Complessivamente parlando, quello che più stupisce per le omissioni o le questioni passate sotto silenzio dalla presidente von der Leyen, è il grado di semplificazione di una materia complessa come la migrazione per sposare una visione securitaria della gestione del fenomeno.

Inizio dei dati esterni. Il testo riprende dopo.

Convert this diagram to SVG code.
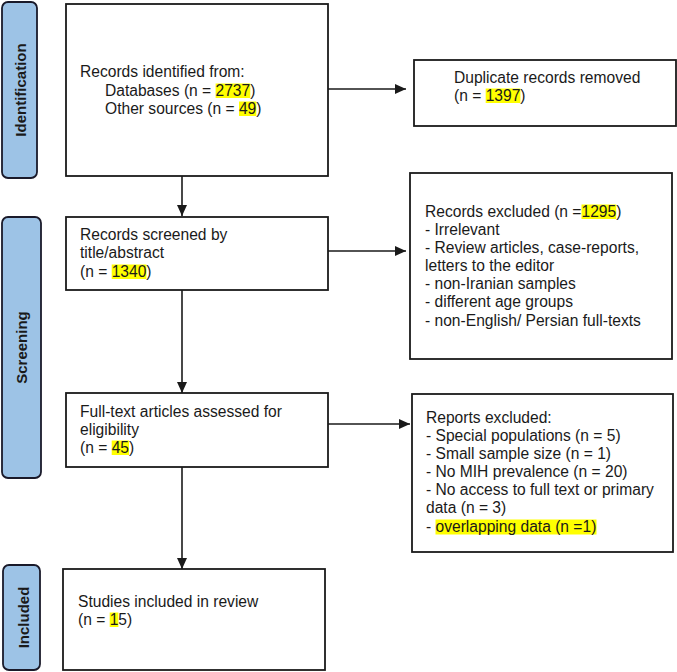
<svg xmlns="http://www.w3.org/2000/svg" width="677" height="672" viewBox="0 0 677 672">
<defs>
<style>
.box{fill:#fff;stroke:#1a1a1a;stroke-width:1.8}
.lab{fill:#9dc3e6;stroke:#1a1a2a;stroke-width:1.8}
.t{font-family:"Liberation Sans",Arial,sans-serif;font-size:15.6px;fill:#1a1a1a}
.lt{font-family:"Liberation Sans",Arial,sans-serif;font-size:15px;font-weight:bold;fill:#1a1a1a;text-anchor:middle}
.hl{fill:#ffff00}
.c{stroke:#1a1a1a;stroke-width:1.6;fill:none}
</style>
<marker id="ah" viewBox="0 0 11 10" refX="11" refY="5" markerWidth="11" markerHeight="10" markerUnits="userSpaceOnUse" orient="auto">
<path d="M0,0 L11,5 L0,10 Z" fill="#1a1a1a"/>
</marker>
</defs>
<rect width="677" height="672" fill="#fff"/>

<g id="label-identification">
<rect class="lab" x="2" y="2" width="35" height="176" rx="6"/>
<text class="lt" transform="translate(26,90) rotate(-90)">Identification</text>
</g>
<g id="label-screening">
<rect class="lab" x="2" y="217" width="39" height="261" rx="6"/>
<text class="lt" transform="translate(27,347.5) rotate(-90)">Screening</text>
</g>
<g id="label-included">
<rect class="lab" x="3" y="565" width="37" height="105" rx="6"/>
<text class="lt" transform="translate(28.5,617.5) rotate(-90)">Included</text>
</g>

<g id="connectors">
<line class="c" x1="328" y1="89" x2="406" y2="89" marker-end="url(#ah)"/>
<line class="c" x1="182" y1="176" x2="182" y2="216" marker-end="url(#ah)"/>
<line class="c" x1="328" y1="251" x2="406" y2="251" marker-end="url(#ah)"/>
<line class="c" x1="182" y1="290" x2="182" y2="393" marker-end="url(#ah)"/>
<line class="c" x1="328" y1="424" x2="410" y2="424" marker-end="url(#ah)"/>
<line class="c" x1="182" y1="467" x2="182" y2="569" marker-end="url(#ah)"/>
</g>

<g id="node-identified">
<rect class="box" x="66" y="4" width="262" height="172"/>
<rect class="hl" x="215.6" y="83.5" width="34.7" height="14.5"/>
<rect class="hl" x="239" y="101.5" width="17.3" height="14.5"/>
<text class="t" x="80" y="77">Records identified from:</text>
<text class="t" x="105" y="96">Databases (n = 2737)</text>
<text class="t" x="105" y="114">Other sources (n = 49)</text>
</g>

<g id="node-duplicates">
<rect class="box" x="414" y="60" width="262" height="66"/>
<rect class="hl" x="485.7" y="88.5" width="34.7" height="14.5"/>
<text class="t" x="454" y="83">Duplicate records removed</text>
<text class="t" x="454" y="101">(n = 1397)</text>
</g>

<g id="node-screened">
<rect class="box" x="66" y="217" width="262" height="73"/>
<rect class="hl" x="111.7" y="264.5" width="34.7" height="14.5"/>
<text class="t" x="80" y="240">Records screened by</text>
<text class="t" x="80" y="258">title/abstract</text>
<text class="t" x="80" y="277">(n = 1340)</text>
</g>

<g id="node-records-excluded">
<rect class="box" x="410" y="173" width="262" height="186"/>
<rect class="hl" x="581.5" y="204.5" width="34.7" height="14.5"/>
<text class="t" x="425" y="217">Records excluded (n =1295)</text>
<text class="t" x="425" y="235">- Irrelevant</text>
<text class="t" x="425" y="253">- Review articles, case-reports,</text>
<text class="t" x="425" y="271">letters to the editor</text>
<text class="t" x="425" y="289">- non-Iranian samples</text>
<text class="t" x="425" y="307">- different age groups</text>
<text class="t" x="425" y="326">- non-English/ Persian full-texts</text>
</g>

<g id="node-fulltext">
<rect class="box" x="66" y="393" width="262" height="74"/>
<rect class="hl" x="111.7" y="440.5" width="17.3" height="14.5"/>
<text class="t" x="80" y="417">Full-text articles assessed for</text>
<text class="t" x="80" y="435">eligibility</text>
<text class="t" x="80" y="453">(n = 45)</text>
</g>

<g id="node-reports-excluded">
<rect class="box" x="412" y="394" width="261" height="158"/>
<rect class="hl" x="435.5" y="519.5" width="161" height="15"/>
<text class="t" x="426" y="423">Reports excluded:</text>
<text class="t" x="426" y="441">- Special populations (n = 5)</text>
<text class="t" x="426" y="459">- Small sample size (n = 1)</text>
<text class="t" x="426" y="477">- No MIH prevalence (n = 20)</text>
<text class="t" x="426" y="495">- No access to full text or primary</text>
<text class="t" x="426" y="513">data (n = 3)</text>
<text class="t" x="426" y="532">- overlapping data (n =1)</text>
</g>

<g id="node-included">
<rect class="box" x="63" y="569" width="262" height="101"/>
<rect class="hl" x="109.7" y="612.5" width="8.7" height="14.5"/>
<text class="t" x="78" y="607">Studies included in review</text>
<text class="t" x="78" y="625">(n = 15)</text>
</g>
</svg>
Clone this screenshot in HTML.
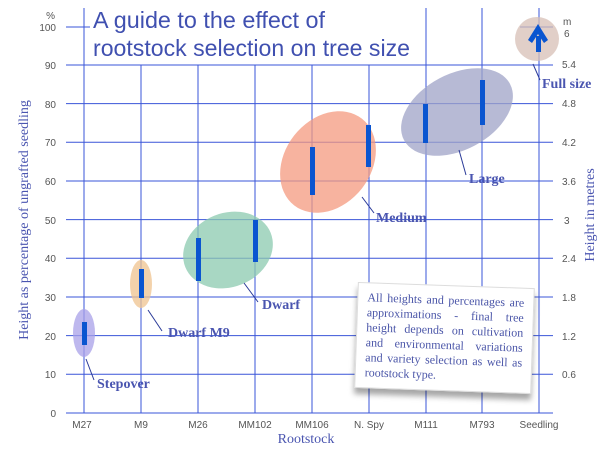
<!DOCTYPE html>
<html><head><meta charset="utf-8"><style>
html,body{margin:0;padding:0;background:#fff;}
body{width:600px;height:450px;overflow:hidden;position:relative;font-family:"Liberation Sans",sans-serif;}
.note{position:absolute;left:356px;top:285px;width:177px;height:106px;background:#fff;box-shadow:0 6px 6px rgba(0,0,0,0.35);transform:rotate(2deg);font-family:"Liberation Serif",serif;font-size:12px;color:#4a55a8;line-height:15px;text-align:justify;padding:7px 9px;box-sizing:border-box;border:1px solid #ddd;}
</style></head><body>
<svg width="600" height="450" xmlns="http://www.w3.org/2000/svg" style="position:absolute;left:0;top:0">
<g stroke="#3a55d8" stroke-width="1" fill="none">
<line x1="66" y1="413" x2="553" y2="413"/>
<line x1="66" y1="374.3" x2="553" y2="374.3"/>
<line x1="66" y1="335.6" x2="553" y2="335.6"/>
<line x1="66" y1="297" x2="553" y2="297"/>
<line x1="66" y1="258.3" x2="553" y2="258.3"/>
<line x1="66" y1="219.6" x2="553" y2="219.6"/>
<line x1="66" y1="181" x2="553" y2="181"/>
<line x1="66" y1="142.3" x2="553" y2="142.3"/>
<line x1="66" y1="103.6" x2="553" y2="103.6"/>
<line x1="66" y1="65" x2="553" y2="65"/>
<line x1="66" y1="27" x2="90" y2="27"/>
<line x1="520" y1="27" x2="553" y2="27"/>
<line x1="84" y1="8" x2="84" y2="413"/>
<line x1="141" y1="65" x2="141" y2="413"/>
<line x1="198" y1="65" x2="198" y2="413"/>
<line x1="255" y1="65" x2="255" y2="413"/>
<line x1="312" y1="65" x2="312" y2="413"/>
<line x1="369" y1="65" x2="369" y2="413"/>
<line x1="426" y1="8" x2="426" y2="413"/>
<line x1="482" y1="8" x2="482" y2="413"/>
<line x1="539" y1="8" x2="539" y2="413"/>
</g>
<g opacity="0.75">
<ellipse cx="84" cy="333" rx="11" ry="24" fill="#a8a0e8"/>
<ellipse cx="141" cy="284" rx="11" ry="24" fill="#f0c490"/>
<ellipse cx="228" cy="250" rx="46" ry="37" transform="rotate(-22 228 250)" fill="#8ccab0"/>
<ellipse cx="328" cy="162" rx="55" ry="43" transform="rotate(-52 328 162)" fill="#f59a80"/>
<ellipse cx="457" cy="112" rx="60" ry="38" transform="rotate(-28 457 112)" fill="#a0a4c8"/>
<circle cx="537" cy="39" r="22" fill="#d8c0b6"/>
</g>
<g fill="#0a55d0">
<rect x="82" y="322" width="5" height="23"/>
<rect x="139" y="269" width="5" height="29"/>
<rect x="196" y="238" width="5" height="43"/>
<rect x="253" y="220" width="5" height="42"/>
<rect x="310" y="147" width="5" height="48"/>
<rect x="366" y="125" width="5" height="42"/>
<rect x="423" y="104" width="5" height="39"/>
<rect x="480" y="80" width="5" height="45"/>
<rect x="536" y="36" width="5" height="16"/>
<polygon points="538,24 548,40 544,43 538,34 532,43 528,40"/>
</g>
<g stroke="#2a3a98" stroke-width="1">
<line x1="86" y1="359" x2="94" y2="380"/>
<line x1="148" y1="310" x2="162" y2="331"/>
<line x1="244" y1="283" x2="258" y2="302"/>
<line x1="362" y1="197" x2="374" y2="213"/>
<line x1="459" y1="150" x2="466" y2="175"/>
<line x1="533" y1="64" x2="540" y2="80"/>
</g>
<g font-family="Liberation Serif, serif" font-weight="bold" font-size="14" fill="#4a55b0">
<text x="97" y="388">Stepover</text>
<text x="168" y="337">Dwarf M9</text>
<text x="262" y="309">Dwarf</text>
<text x="376" y="222">Medium</text>
<text x="469" y="183">Large</text>
<text x="542" y="88">Full size</text>
</g>
<g font-size="10" fill="#555" text-anchor="end">
<text x="56" y="31">100</text><text x="56" y="69">90</text><text x="56" y="108">80</text>
<text x="56" y="146">70</text><text x="56" y="185">60</text><text x="56" y="224">50</text>
<text x="56" y="262">40</text><text x="56" y="301">30</text><text x="56" y="340">20</text>
<text x="56" y="378">10</text><text x="56" y="417">0</text><text x="55" y="19">%</text>
</g>
<g font-size="10" fill="#555">
<text x="564" y="37">6</text><text x="562" y="68">5.4</text><text x="562" y="107">4.8</text>
<text x="562" y="146">4.2</text><text x="562" y="185">3.6</text><text x="564" y="224">3</text>
<text x="562" y="262">2.4</text><text x="562" y="301">1.8</text><text x="562" y="340">1.2</text>
<text x="562" y="378">0.6</text><text x="563" y="25">m</text>
</g>
<g font-size="10" fill="#555" text-anchor="middle">
<text x="82" y="428">M27</text><text x="141" y="428">M9</text><text x="198" y="428">M26</text>
<text x="255" y="428">MM102</text><text x="312" y="428">MM106</text><text x="369" y="428">N. Spy</text>
<text x="426" y="428">M111</text><text x="482" y="428">M793</text><text x="539" y="428">Seedling</text>
</g>
<text x="306" y="443" text-anchor="middle" font-family="Liberation Serif, serif" font-size="14" fill="#4a55b0">Rootstock</text>
<text transform="translate(28 220) rotate(-90)" text-anchor="middle" font-family="Liberation Serif, serif" font-size="14" fill="#4a55b0">Height as percentage of ungrafted seedling</text>
<text transform="translate(594 215) rotate(-90)" text-anchor="middle" font-family="Liberation Serif, serif" font-size="14" fill="#4a55b0">Height in metres</text>
<g font-size="23" fill="#4050b0">
<text x="93" y="28" textLength="232" lengthAdjust="spacingAndGlyphs">A guide to the effect of</text>
<text x="93" y="56" textLength="317" lengthAdjust="spacingAndGlyphs">rootstock selection on tree size</text>
</g>
</svg>
<div class="note">All heights and percentages are approximations - final tree height depends on cultivation and environmental variations and variety selection as well as rootstock type.</div>
</body></html>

Lo dimostra soprattutto il tentativo di addossare tutta la responsabilità ai trafficanti di esseri umani che – per quanto senza dubbio costituiscano fattore-chiave del problema – non sono l’unica variabile. “Un numero crescente di migranti lascia il proprio Paese d’origine, sono attirati da trafficanti e scafisti senza scrupoli“, è una spiegazione quantomeno parziale del fatto che le persone possano spostarsi dal proprio luogo d’origine a causa di guerre, cambiamenti climatici, carestie, conflitti etnici, ricongiungimenti familiari o per la ricerca di migliori condizioni socio-economiche. “La misura più efficace per contrastare le menzogne dei trafficanti sono i percorsi legali e i corridoi umanitari“, è invece sicuramente vero se solo fosse messo in pratica. La concessione di un visto Schengen ai cittadini di Paesi a cui non è stata garantita la liberalizzazione è altamente arbitrario e per questo motivo le rotte migratorie che attraversano il deserto e il mare diventano così di frequente l’unico modo per raggiungere l’Europa. E non perché i trafficanti rendano il viaggio più attraente, visto che il costo economico e umano di un biglietto aereo sarebbe infinitamente minore.